Directions for this task: Please give the count of lines holding the string "code" and nothing besides.

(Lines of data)
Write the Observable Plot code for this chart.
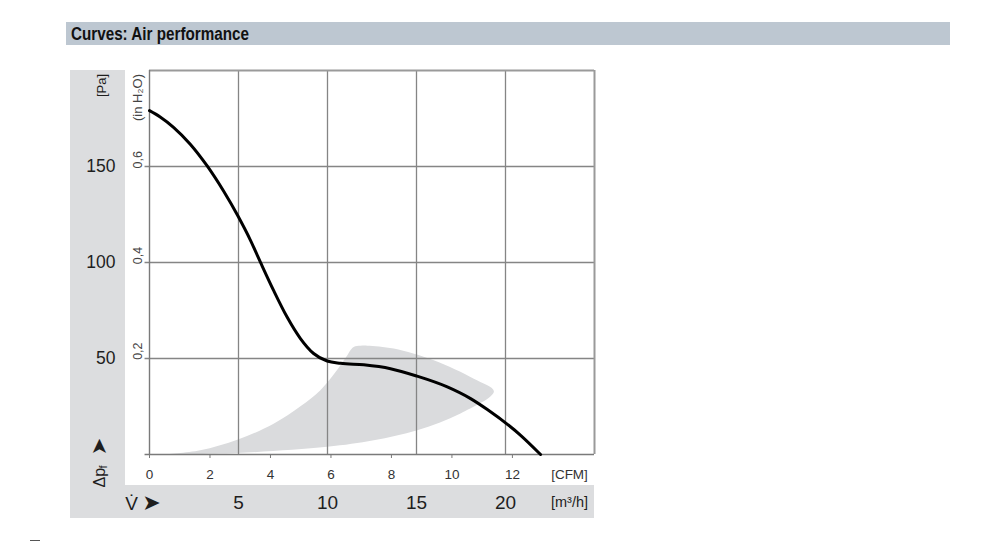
<!DOCTYPE html>
<html><head><meta charset="utf-8">
<script src="https://cdn.jsdelivr.net/npm/d3@7"></script>
<script src="https://cdn.jsdelivr.net/npm/@observablehq/plot@0.6"></script>
<style>
body{margin:0;background:#fff;}
#wrap{position:relative;width:1000px;height:543px;overflow:hidden;font-family:"Liberation Sans",Arial,sans-serif;}
#hdr{position:absolute;left:66px;top:22px;width:884px;height:23px;background:#bdc7d1;}
#hdr span{position:absolute;left:5px;top:2px;font-weight:bold;font-size:17.5px;font-family:"Liberation Sans Narrow","Arial Narrow","Liberation Sans",sans-serif;color:#111;white-space:nowrap;transform:scaleX(0.87);transform-origin:0 50%;}
#panel{position:absolute;left:70px;top:70px;width:524px;height:448px;background:#dcdddf;}
#inner{position:absolute;left:125px;top:70px;width:469px;height:415px;background:#fff;}
#dash{position:absolute;left:30px;top:540px;width:10px;height:1px;background:#555;}
#chart{position:absolute;left:0;top:0;}
</style></head>
<body><div id="wrap"><div id="hdr"><span id="title"></span></div><div id="panel"></div><div id="inner"></div><div id="dash"></div><div id="chart"></div></div>
<script>
const title = "Curves: Air performance";
// Performance curve: flow [m³/h] vs static pressure [Pa]
const curveFlow = [0, 0.6, 1.35, 2.29, 3.23, 4.16, 4.97, 5.66, 6.23, 6.97, 7.73, 8.48, 9.22, 9.98, 10.73, 12.04, 13.54, 15.0, 16.73, 18.04, 18.98, 20.85, 21.97];
const curvePa   = [179.1, 175.8, 170.4, 161.6, 150.4, 137.2, 124.2, 111.8, 100.2, 85.5, 71.6, 60.4, 52.6, 48.7, 47.5, 46.7, 44.7, 40.9, 35.2, 29.1, 23.4, 10.0, 0];
// Shaded operating range (polygon outline)
const shadeFlow = [0.77, 2.85, 4.97, 6.97, 8.48, 9.6, 10.44, 11.0, 11.47, 11.85, 12.23, 13.72, 15.97, 18.22, 19.35, 17.47, 15.04, 12.6, 9.98, 4.92, 0.77];
const shadePa   = [0, 2.2, 7.8, 16.0, 25.1, 33.5, 42.8, 50.1, 56.0, 56.6, 56.7, 55.2, 49.1, 39.5, 32.9, 21.3, 12.6, 7.4, 4.0, 0.8, 0];
const gridFlow = [5, 10, 15, 20];
const gridPa = [50, 100, 150];
const paLabels = [50, 100, 150];
const inchTicks = [0.2, 0.4, 0.6];
const cfmTicks = [0, 2, 4, 6, 8, 10, 12];
const m3hLabels = [5, 10, 15, 20];
const PA_PER_INH2O = 249.09;
const M3H_PER_CFM = 1.699;

document.getElementById("title").textContent = title;

const curve = curveFlow.map((x, i) => ({x, y: curvePa[i]}));
const shade = shadeFlow.map((x, i) => ({x, y: shadePa[i]}));
const txt = "#1e1e1e";
const C = {textAnchor: "middle", lineAnchor: "middle"};

const chart = Plot.plot({
  width: 1000, height: 543,
  marginLeft: 149, marginRight: 406, marginTop: 70, marginBottom: 89,
  style: {background: "transparent", fontFamily: "'Liberation Sans', Arial, sans-serif", overflow: "visible"},
  x: {domain: [0, 25], axis: null},
  y: {domain: [0, 200], axis: null},
  marks: [
    Plot.line(shade, {x: "x", y: "y", fill: "#dadbdd", stroke: "none", curve: "catmull-rom"}),
    Plot.ruleX(gridFlow, {y1: 0, y2: 200, stroke: "#858585", strokeWidth: 1.3}),
    Plot.ruleY(gridPa, {x1: -0.25, x2: 25, stroke: "#858585", strokeWidth: 1.3}),
    Plot.ruleX([25], {y1: 0, y2: 200, stroke: "#9a9a9a", strokeWidth: 2}),
    Plot.ruleY([200], {x1: 0, x2: 25, stroke: "#9a9a9a", strokeWidth: 2}),
    Plot.ruleX([0], {y1: 0, y2: 200, stroke: "#7a7a7a", strokeWidth: 1.4}),
    Plot.ruleY([0], {x1: -0.25, x2: 25, stroke: "#7a7a7a", strokeWidth: 1.4}),
    Plot.line(curve, {x: "x", y: "y", stroke: "#000", strokeWidth: 3, curve: "monotone-x"}),
    // CFM axis
    Plot.axisX(cfmTicks.map(c => c * M3H_PER_CFM), {
      anchor: "bottom", label: null, tickSize: 4, tickPadding: 11, fontSize: 13.5,
      stroke: "#7a7a7a", fill: "#333",
      tickFormat: d => String(Math.round(d / M3H_PER_CFM))
    }),
    Plot.text(["[CFM]"], {...C, text: d => d, frameAnchor: "bottom-right", dx: -25, dy: 20, fontSize: 13.5, fill: "#333"}),
    // m³/h labels
    Plot.text(m3hLabels, {...C, x: d => d, text: d => String(d), frameAnchor: "bottom", dy: 48, fontSize: 19, fill: txt}),
    Plot.text(["[m³/h]"], {...C, text: d => d, frameAnchor: "bottom-right", dx: -25, dy: 48, fontSize: 14.5, fill: txt}),
    Plot.text(["V\u0307"], {...C, text: d => d, frameAnchor: "bottom-left", dx: -18, dy: 49, fontSize: 19, fill: txt}),
    Plot.text(["➤"], {...C, text: d => d, frameAnchor: "bottom-left", dx: 2, dy: 48, fontSize: 22, fill: txt, fontFamily: "DejaVu Sans"}),
    // Pa labels
    Plot.text(paLabels, {x: 0, y: d => d, text: d => String(d), textAnchor: "end", lineAnchor: "middle", dx: -34, fontSize: 17.5, fill: txt}),
    // in H2O labels
    Plot.text(inchTicks, {x: 0, y: d => d * PA_PER_INH2O, text: d => d.toFixed(1).replace(".", ","), rotate: -90, textAnchor: "start", lineAnchor: "middle", dx: -12, dy: 1, fontSize: 12.5, fill: "#444"}),
    Plot.text(["(in H₂O)"], {...C, text: d => d, frameAnchor: "top-left", rotate: -90, dx: -12, dy: 27, fontSize: 13, fill: "#444"}),
    Plot.text(["[Pa]"], {...C, text: d => d, frameAnchor: "top-left", rotate: -90, dx: -48, dy: 15, fontSize: 13, fill: txt}),
    // Δpf label with arrow
    Plot.text(["Δp"], {text: d => d, textAnchor: "start", lineAnchor: "middle", frameAnchor: "bottom-left", rotate: -90, dx: -50, dy: 33, fontSize: 16, fill: txt}),
    Plot.text(["f"], {text: d => d, textAnchor: "start", lineAnchor: "middle", frameAnchor: "bottom-left", rotate: -90, dx: -46, dy: 14, fontSize: 11, fill: txt}),
    Plot.text(["➤"], {...C, text: d => d, frameAnchor: "bottom-left", rotate: -90, dx: -50, dy: -8, fontSize: 21, fill: txt, fontFamily: "DejaVu Sans"})
  ]
});
document.getElementById("chart").appendChild(chart);
</script>
</body></html>
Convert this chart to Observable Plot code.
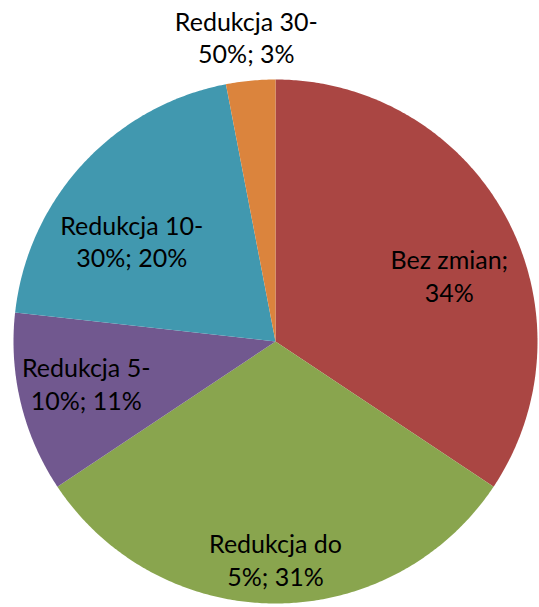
<!DOCTYPE html>
<html>
<head>
<meta charset="utf-8">
<script src="https://cdn.jsdelivr.net/npm/d3@7"></script>
<script src="https://cdn.jsdelivr.net/npm/@observablehq/plot@0.6"></script>
<style>
  html, body { margin: 0; padding: 0; background: #fff; }
  #chart { width: 539px; height: 607px; }
</style>
</head>
<body>
<div id="chart"></div>
<script>
// Data
const categories = ["Bez zmian", "Redukcja do 5%", "Redukcja 5-10%", "Redukcja 10-30%", "Redukcja 30-50%"];
const values = [34, 31, 11, 20, 3];
const labels = ["Bez zmian;\n34%", "Redukcja do\n5%; 31%", "Redukcja 5-\n10%; 11%", "Redukcja 10-\n30%; 20%", "Redukcja 30-\n50%; 3%"];
const colors = ["#AA4643", "#89A54E", "#71588F", "#4198AF", "#DB843D"];

// Label layout (radius fraction, angle shift in degrees) — mimics Excel best-fit placement
const labelRadius = [0.71, 0.83, 0.74, 0.67, 1.17];
const labelShift = [7.3, 0, 1.2, -7.7, 0];

const total = d3.sum(values);
const slices = [];
const labelRows = [];
let acc = 0;
categories.forEach((c, i) => {
  const a0 = acc / total * 2 * Math.PI;
  acc += values[i];
  const a1 = acc / total * 2 * Math.PI;
  const n = Math.max(2, Math.ceil((a1 - a0) / (Math.PI / 360)));
  slices.push({cat: c, x: 0, y: 0});
  for (let k = 0; k <= n; k++) {
    const a = a0 + (a1 - a0) * k / n;
    slices.push({cat: c, x: Math.sin(a), y: Math.cos(a)});
  }
  const am = (a0 + a1) / 2 + labelShift[i] * Math.PI / 180;
  labelRows.push({cat: c, text: labels[i], x: labelRadius[i] * Math.sin(am), y: labelRadius[i] * Math.cos(am)});
});

const cx = 275, cy = 341, r = 262;
const chart = Plot.plot({
  width: 539,
  height: 607,
  margin: 0,
  style: {background: "#fff", overflow: "visible"},
  x: {domain: [-1, 1], range: [cx - r, cx + r], axis: null},
  y: {domain: [-1, 1], range: [cy + r, cy - r], axis: null},
  color: {type: "ordinal", domain: categories, range: colors},
  marks: [
    Plot.line(slices, {x: "x", y: "y", z: "cat", fill: "cat", stroke: "none", curve: "linear-closed"}),
    Plot.text(labelRows, {
      x: "x", y: "y", text: "text",
      fontSize: 25, fontFamily: "Lato, 'Open Sans', sans-serif",
      lineHeight: 1.3, lineAnchor: "middle", textAnchor: "middle", fill: "#000"
    })
  ]
});
document.getElementById("chart").appendChild(chart);
</script>
</body>
</html>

Full answer: 2